Here's a nice formal argument for you:

Une anecdote rapportée par Dieudonné Thiébault met en scène les croyances religieuses d'Euler. Le philosophe français Denis Diderot, en visite à Saint-Pétersbourg en 1773-1774, avait accepté, à la demande de l'impératrice Catherine II, de voir la preuve de l'existence de Dieu qu'Euler prétendait pouvoir produire. Les deux hommes se rencontrèrent donc et Euler, sur un ton d'une parfaite conviction annonça « Monsieur, (a + bⁿ)/n = x ; donc Dieu existe, répondez ! » . Le désarroi de Diderot, pour qui, (selon l'anecdote) les mathématiques étaient incompréhensibles, provoqua les rires de la cour. Gêné, il demanda à quitter la Russie.

[Dave, does that meet the local standard of (in)decorum?]

Does this mean you don't like my rationale?

Quote from p c on July 6, 2019, 1:50 am

 

Does this mean you don't like my rationale?

It means I don't like your behavior, which is childish and rude.

*plonk*

Quote from p c on July 6, 2019, 1:27 am

Do you see the problem with "Bob disappears from the database"?If you do, then there's a possibility for a rational and productive discussion about how update-through-views (or its goal of logical data independence) might be reasonably accomplished, and how alternatives to TTM might -- as your descriptions often appear to suggest -- be based around Prolog/Datalog-like assertions and retractions rather than base relvars.
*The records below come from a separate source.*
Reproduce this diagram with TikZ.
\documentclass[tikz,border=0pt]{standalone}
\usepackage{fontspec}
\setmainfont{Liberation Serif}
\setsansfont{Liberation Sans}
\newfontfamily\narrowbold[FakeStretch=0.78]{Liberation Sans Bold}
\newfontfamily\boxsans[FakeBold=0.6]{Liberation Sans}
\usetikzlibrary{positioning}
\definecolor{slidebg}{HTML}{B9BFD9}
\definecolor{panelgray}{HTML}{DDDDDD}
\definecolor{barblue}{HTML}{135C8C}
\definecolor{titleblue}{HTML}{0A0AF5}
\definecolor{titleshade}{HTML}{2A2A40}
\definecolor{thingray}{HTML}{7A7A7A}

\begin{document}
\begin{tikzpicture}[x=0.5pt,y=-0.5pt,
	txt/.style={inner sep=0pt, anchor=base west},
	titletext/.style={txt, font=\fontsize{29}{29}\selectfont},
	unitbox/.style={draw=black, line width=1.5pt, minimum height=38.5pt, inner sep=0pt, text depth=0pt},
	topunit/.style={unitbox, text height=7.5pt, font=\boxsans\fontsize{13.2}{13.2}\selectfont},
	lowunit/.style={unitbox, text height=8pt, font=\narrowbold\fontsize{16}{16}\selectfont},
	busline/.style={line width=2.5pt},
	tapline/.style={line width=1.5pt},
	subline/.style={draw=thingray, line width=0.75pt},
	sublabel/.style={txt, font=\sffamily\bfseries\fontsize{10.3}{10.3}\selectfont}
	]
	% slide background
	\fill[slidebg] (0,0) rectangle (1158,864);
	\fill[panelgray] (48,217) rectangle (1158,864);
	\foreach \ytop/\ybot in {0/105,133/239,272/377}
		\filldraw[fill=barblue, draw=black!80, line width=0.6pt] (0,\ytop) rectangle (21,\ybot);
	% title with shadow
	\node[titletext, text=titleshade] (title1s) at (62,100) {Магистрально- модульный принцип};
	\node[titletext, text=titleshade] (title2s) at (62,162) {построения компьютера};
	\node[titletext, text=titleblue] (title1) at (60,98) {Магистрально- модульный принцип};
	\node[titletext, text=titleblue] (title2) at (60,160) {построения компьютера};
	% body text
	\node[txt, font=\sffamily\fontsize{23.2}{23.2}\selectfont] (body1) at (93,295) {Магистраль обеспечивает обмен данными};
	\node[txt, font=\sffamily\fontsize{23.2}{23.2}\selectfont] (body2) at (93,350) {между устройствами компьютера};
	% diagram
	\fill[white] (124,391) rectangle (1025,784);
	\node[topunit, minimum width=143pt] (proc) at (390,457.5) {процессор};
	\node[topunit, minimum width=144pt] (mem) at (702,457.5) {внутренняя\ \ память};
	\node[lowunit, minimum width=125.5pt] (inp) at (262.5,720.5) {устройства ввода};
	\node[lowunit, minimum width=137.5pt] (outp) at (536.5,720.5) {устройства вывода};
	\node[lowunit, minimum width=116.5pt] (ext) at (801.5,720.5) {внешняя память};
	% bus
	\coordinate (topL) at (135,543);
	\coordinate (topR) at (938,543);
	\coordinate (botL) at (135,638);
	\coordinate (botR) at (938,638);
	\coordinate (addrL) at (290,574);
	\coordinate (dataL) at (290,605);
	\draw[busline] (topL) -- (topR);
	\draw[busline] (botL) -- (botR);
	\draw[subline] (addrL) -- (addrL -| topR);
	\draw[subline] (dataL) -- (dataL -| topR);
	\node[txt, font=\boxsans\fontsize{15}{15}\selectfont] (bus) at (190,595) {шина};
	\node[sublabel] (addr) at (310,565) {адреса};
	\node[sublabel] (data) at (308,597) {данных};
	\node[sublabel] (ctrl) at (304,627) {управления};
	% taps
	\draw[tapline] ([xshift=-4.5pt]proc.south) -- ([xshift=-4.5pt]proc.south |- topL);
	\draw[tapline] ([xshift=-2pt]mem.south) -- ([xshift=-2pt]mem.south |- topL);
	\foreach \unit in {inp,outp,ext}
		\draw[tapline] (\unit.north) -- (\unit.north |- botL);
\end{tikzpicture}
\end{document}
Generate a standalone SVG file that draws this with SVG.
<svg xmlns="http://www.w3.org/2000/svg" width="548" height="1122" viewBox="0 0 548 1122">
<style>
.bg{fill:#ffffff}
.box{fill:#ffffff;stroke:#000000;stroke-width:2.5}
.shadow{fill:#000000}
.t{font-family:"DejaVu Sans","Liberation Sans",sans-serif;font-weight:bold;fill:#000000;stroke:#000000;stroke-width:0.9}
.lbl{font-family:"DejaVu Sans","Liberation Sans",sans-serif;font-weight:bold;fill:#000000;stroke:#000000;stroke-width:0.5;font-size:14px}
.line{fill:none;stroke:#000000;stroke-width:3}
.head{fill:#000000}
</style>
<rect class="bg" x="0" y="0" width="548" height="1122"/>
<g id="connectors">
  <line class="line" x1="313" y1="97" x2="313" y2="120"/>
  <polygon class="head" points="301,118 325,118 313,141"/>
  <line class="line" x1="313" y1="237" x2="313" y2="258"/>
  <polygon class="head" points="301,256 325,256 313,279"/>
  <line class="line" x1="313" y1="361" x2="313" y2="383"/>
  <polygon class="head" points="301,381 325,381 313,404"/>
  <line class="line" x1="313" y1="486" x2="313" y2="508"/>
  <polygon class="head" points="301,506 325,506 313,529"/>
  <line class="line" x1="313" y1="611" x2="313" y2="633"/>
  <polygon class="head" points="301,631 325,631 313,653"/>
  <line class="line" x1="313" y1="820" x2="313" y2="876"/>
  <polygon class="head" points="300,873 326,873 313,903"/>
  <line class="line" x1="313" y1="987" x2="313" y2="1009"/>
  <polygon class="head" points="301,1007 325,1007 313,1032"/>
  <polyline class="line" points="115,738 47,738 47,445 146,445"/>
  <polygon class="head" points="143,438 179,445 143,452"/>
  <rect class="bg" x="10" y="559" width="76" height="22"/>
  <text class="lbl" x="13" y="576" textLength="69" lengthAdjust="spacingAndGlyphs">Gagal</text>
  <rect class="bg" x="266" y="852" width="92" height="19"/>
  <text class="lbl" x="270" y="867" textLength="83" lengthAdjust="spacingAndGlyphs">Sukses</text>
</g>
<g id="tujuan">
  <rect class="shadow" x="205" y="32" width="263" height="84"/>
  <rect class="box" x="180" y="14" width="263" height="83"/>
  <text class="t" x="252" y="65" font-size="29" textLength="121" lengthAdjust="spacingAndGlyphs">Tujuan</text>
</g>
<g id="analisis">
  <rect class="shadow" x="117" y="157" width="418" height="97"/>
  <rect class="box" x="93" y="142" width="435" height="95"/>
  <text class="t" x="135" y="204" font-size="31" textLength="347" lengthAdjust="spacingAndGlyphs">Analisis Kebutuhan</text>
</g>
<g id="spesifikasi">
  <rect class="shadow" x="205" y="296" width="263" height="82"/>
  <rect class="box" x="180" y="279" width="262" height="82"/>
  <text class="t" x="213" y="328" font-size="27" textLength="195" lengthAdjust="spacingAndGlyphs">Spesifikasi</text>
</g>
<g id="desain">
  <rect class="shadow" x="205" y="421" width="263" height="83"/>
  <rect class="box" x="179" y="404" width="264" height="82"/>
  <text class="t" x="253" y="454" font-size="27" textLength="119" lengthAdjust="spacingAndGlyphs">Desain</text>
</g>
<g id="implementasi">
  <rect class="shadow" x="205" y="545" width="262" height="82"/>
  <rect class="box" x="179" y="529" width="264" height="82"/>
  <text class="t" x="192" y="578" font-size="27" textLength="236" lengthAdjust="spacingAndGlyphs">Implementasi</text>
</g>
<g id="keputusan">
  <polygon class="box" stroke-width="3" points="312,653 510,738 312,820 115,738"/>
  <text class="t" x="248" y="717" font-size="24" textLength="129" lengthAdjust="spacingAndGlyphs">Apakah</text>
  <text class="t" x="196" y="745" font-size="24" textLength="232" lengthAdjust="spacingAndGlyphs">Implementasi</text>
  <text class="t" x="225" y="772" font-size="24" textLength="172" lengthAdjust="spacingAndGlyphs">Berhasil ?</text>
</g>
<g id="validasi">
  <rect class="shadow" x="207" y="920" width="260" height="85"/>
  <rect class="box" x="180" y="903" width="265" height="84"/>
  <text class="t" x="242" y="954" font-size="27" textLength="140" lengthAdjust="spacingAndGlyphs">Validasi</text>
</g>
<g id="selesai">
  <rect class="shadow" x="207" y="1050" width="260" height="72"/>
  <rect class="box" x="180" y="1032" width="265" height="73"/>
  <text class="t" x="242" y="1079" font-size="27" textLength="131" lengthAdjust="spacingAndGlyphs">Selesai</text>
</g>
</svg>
But to be productive and worthwhile, and to actually accomplish anything other than waste bytes on my server, the discussion will have to strive for brevity, clarity, and concise and compelling arguments whilst avoiding any hint of histrionics or bafflegab.

Deal?

No deal.  I'm not interested in discussing update-through-views, only join delete and possibly some forms of projection insert. ...

I don't mean "deal?" over what topic to discuss -- I was not asking for agreement to discuss general update-through-views or some subset of operations -- but about the style of discourse. I'm asking you to strive for brevity, clarity, and concise and compelling arguments, and stop it with the histrionics and bafflegab.

So, again... Are you willing to do that?